Il ne s’est rien passé à Hiroshima

Vous connaissez ma position sur les commémorations, dont je trouve souvent qu’elles sont purement rituelles et déconnectées des évènements dont elles veulent évoquer le souvenir. Ce 6 août fait exception à la règle. Le 70e anniversaire de la destruction d’Hiroshima doit être rappelé avec insistance, et je ne peux qu’approuver la diffusion de reportages consacrés à cet épisode de la 2e guerre mondiale, avant que les derniers survivants ne puissent plus témoigner de la barbarie nucléaire.

Je me souviens du film d’Alain Resnais, Hiroshima mon amour, auquel j’avoue ne pas avoir compris grand-chose à sa sortie en 1959, mais qui m’a cependant touché avec cette phrase insistante du Japonais s’adressant à Emmanuelle Riva : « tu n’as rien vu à Hiroshima ». Nous tous, à cette époque, nous n’avons en effet rien vu, sinon un énorme champignon dans le ciel et des maisons en ruine, mais rien qui puisse nous faire toucher du doigt l’horreur des corps calcinés et les conséquences invisibles sur plusieurs générations.

70 ans après, le débat n’est pas clos sur la nécessité de cette attaque apocalyptique, et sur la comptabilité morbide des 200 000 victimes japonaises en incluant celles de Nagasaki, 3 jours plus tard, au regard des morts qu’aurait entrainées la poursuite de la guerre dans le Pacifique.
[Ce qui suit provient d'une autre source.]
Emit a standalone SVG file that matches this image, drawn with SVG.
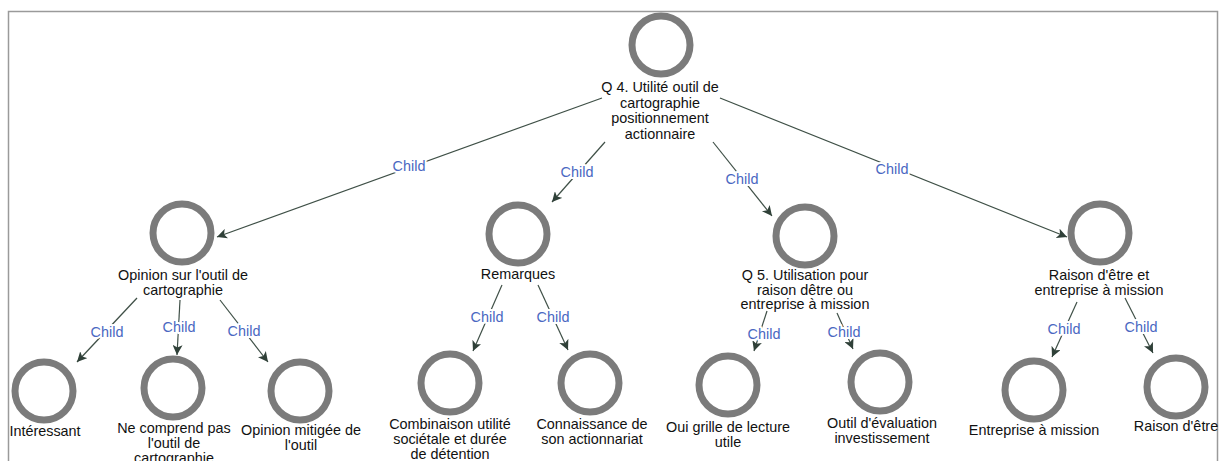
<svg xmlns="http://www.w3.org/2000/svg" width="1221" height="461" viewBox="0 0 1221 461">
  <style>
    .node circle { fill: none; stroke: #7b7b7b; stroke-width: 7; }
    .node text { font-family: "Liberation Sans", Arial, sans-serif; font-size: 14.4px; fill: #111; text-anchor: middle; }
    .edges line { stroke: #3f5047; stroke-width: 1.2; marker-end: url(#arrow); }
    .edges text { font-family: "Liberation Sans", Arial, sans-serif; font-size: 14.4px; fill: #4a68c2; text-anchor: middle; stroke: #fff; stroke-width: 4; paint-order: stroke; stroke-linejoin: round; }
  </style>
  <defs>
    <marker id="arrow" viewBox="0 0 10 10" refX="10" refY="5" markerWidth="10" markerHeight="10" markerUnits="userSpaceOnUse" orient="auto">
      <path d="M0,0 L10,5 L0,10 L2.5,5 z" fill="#2f4038"/>
    </marker>
  </defs>
  <rect x="0" y="0" width="1221" height="461" fill="#fff"/>
  <rect x="8.5" y="11.5" width="1209" height="470" fill="none" stroke="#9a9a9a" stroke-width="1.5"/>

  <g class="edges">
    <line x1="602" y1="98" x2="217" y2="237"/>
    <line x1="605" y1="142" x2="552" y2="202"/>
    <line x1="713" y1="142" x2="772" y2="216"/>
    <line x1="720" y1="98" x2="1067" y2="237"/>
    <line x1="137" y1="298" x2="77" y2="362"/>
    <line x1="180" y1="300" x2="177" y2="355"/>
    <line x1="220" y1="300" x2="268" y2="362"/>
    <line x1="502" y1="285" x2="473" y2="351"/>
    <line x1="538" y1="285" x2="568" y2="350"/>
    <line x1="767" y1="311" x2="754" y2="351"/>
    <line x1="837" y1="313" x2="853" y2="349"/>
    <line x1="1077" y1="302" x2="1052" y2="357"/>
    <line x1="1125" y1="298" x2="1153" y2="353"/>
    <text x="409" y="171">Child</text>
    <text x="577" y="177">Child</text>
    <text x="742" y="184">Child</text>
    <text x="892" y="174">Child</text>
    <text x="107" y="337">Child</text>
    <text x="179" y="332">Child</text>
    <text x="244" y="336">Child</text>
    <text x="487" y="322">Child</text>
    <text x="553" y="322">Child</text>
    <text x="764" y="339">Child</text>
    <text x="844" y="337">Child</text>
    <text x="1064" y="334">Child</text>
    <text x="1141" y="332">Child</text>
  </g>

  <g id="n-root" class="node">
    <circle cx="661" cy="45" r="29"/>
    <text x="660" y="92">Q 4. Utilité outil de</text>
    <text x="660" y="107.5">cartographie</text>
    <text x="660" y="123">positionnement</text>
    <text x="660" y="138.5">actionnaire</text>
  </g>
  <g id="n-opinion" class="node">
    <circle cx="182" cy="233" r="29"/>
    <text x="183" y="280">Opinion sur l'outil de</text>
    <text x="183" y="295">cartographie</text>
  </g>
  <g id="n-remarques" class="node">
    <circle cx="518" cy="234" r="29"/>
    <text x="518" y="279">Remarques</text>
  </g>
  <g id="n-q5" class="node">
    <circle cx="805" cy="236" r="29"/>
    <text x="805" y="280">Q 5. Utilisation pour</text>
    <text x="805" y="294.5">raison dêtre ou</text>
    <text x="805" y="309">entreprise à mission</text>
  </g>
  <g id="n-raison-mission" class="node">
    <circle cx="1100" cy="233" r="29"/>
    <text x="1099" y="280">Raison d'être et</text>
    <text x="1099" y="295">entreprise à mission</text>
  </g>
  <g id="n-interessant" class="node">
    <circle cx="44" cy="391" r="29"/>
    <text x="45" y="436">Intéressant</text>
  </g>
  <g id="n-ne-comprend" class="node">
    <circle cx="173" cy="388" r="29"/>
    <text x="174" y="433">Ne comprend pas</text>
    <text x="174" y="448">l'outil de</text>
    <text x="174" y="463">cartographie</text>
  </g>
  <g id="n-mitigee" class="node">
    <circle cx="300" cy="391" r="29"/>
    <text x="301" y="435">Opinion mitigée de</text>
    <text x="301" y="450">l'outil</text>
  </g>
  <g id="n-combinaison" class="node">
    <circle cx="450" cy="383" r="29"/>
    <text x="450" y="429">Combinaison utilité</text>
    <text x="450" y="444">sociétale et durée</text>
    <text x="450" y="459">de détention</text>
  </g>
  <g id="n-connaissance" class="node">
    <circle cx="590" cy="383" r="29"/>
    <text x="592" y="429">Connaissance de</text>
    <text x="592" y="444">son actionnariat</text>
  </g>
  <g id="n-oui-grille" class="node">
    <circle cx="728" cy="385" r="29"/>
    <text x="728" y="432">Oui grille de lecture</text>
    <text x="728" y="447">utile</text>
  </g>
  <g id="n-outil-eval" class="node">
    <circle cx="880" cy="382" r="29"/>
    <text x="882" y="428">Outil d'évaluation</text>
    <text x="882" y="443">investissement</text>
  </g>
  <g id="n-entreprise" class="node">
    <circle cx="1034" cy="390" r="29"/>
    <text x="1034" y="435">Entreprise à mission</text>
  </g>
  <g id="n-raison" class="node">
    <circle cx="1176" cy="387" r="29"/>
    <text x="1176" y="431">Raison d'être</text>
  </g>
</svg>
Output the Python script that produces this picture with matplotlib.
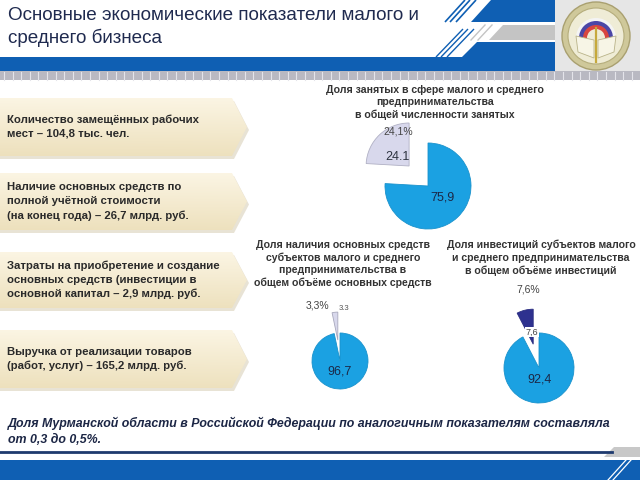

L’histoire est toujours écrite par les vainqueurs et la thèse américaine selon laquelle l’utilisation de l’arme nucléaire était justifiée, comme en témoigne le petit nom affectueux donné à la bombe : « little boy », est encore la doctrine officielle.

Pourtant, un des inventeurs de la bombe déclarait immédiatement après les essais : « Maintenant, nous sommes tous des fils de putes », et de nombreux historiens pensent que le Japon aurait capitulé même sans l’utilisation de l’arme nucléaire. Le gouvernement de Truman aurait voulu frapper les esprits, à la fois en direction de son opinion publique intérieure et vis-à-vis de Staline et de la Russie.

Comme après la « Grande Guerre », qui devait être la der des ders, des voix se sont élevées pour affirmer : « plus jamais ça ! », avec le sort que l’on connait. La non-dissémination nucléaire est devenue l’objectif principal, alors que ce devrait être l’éradication de cette arme, pour tous ceux qui la possèdent. Même les « fils de putes » ont droit à une 2e chance.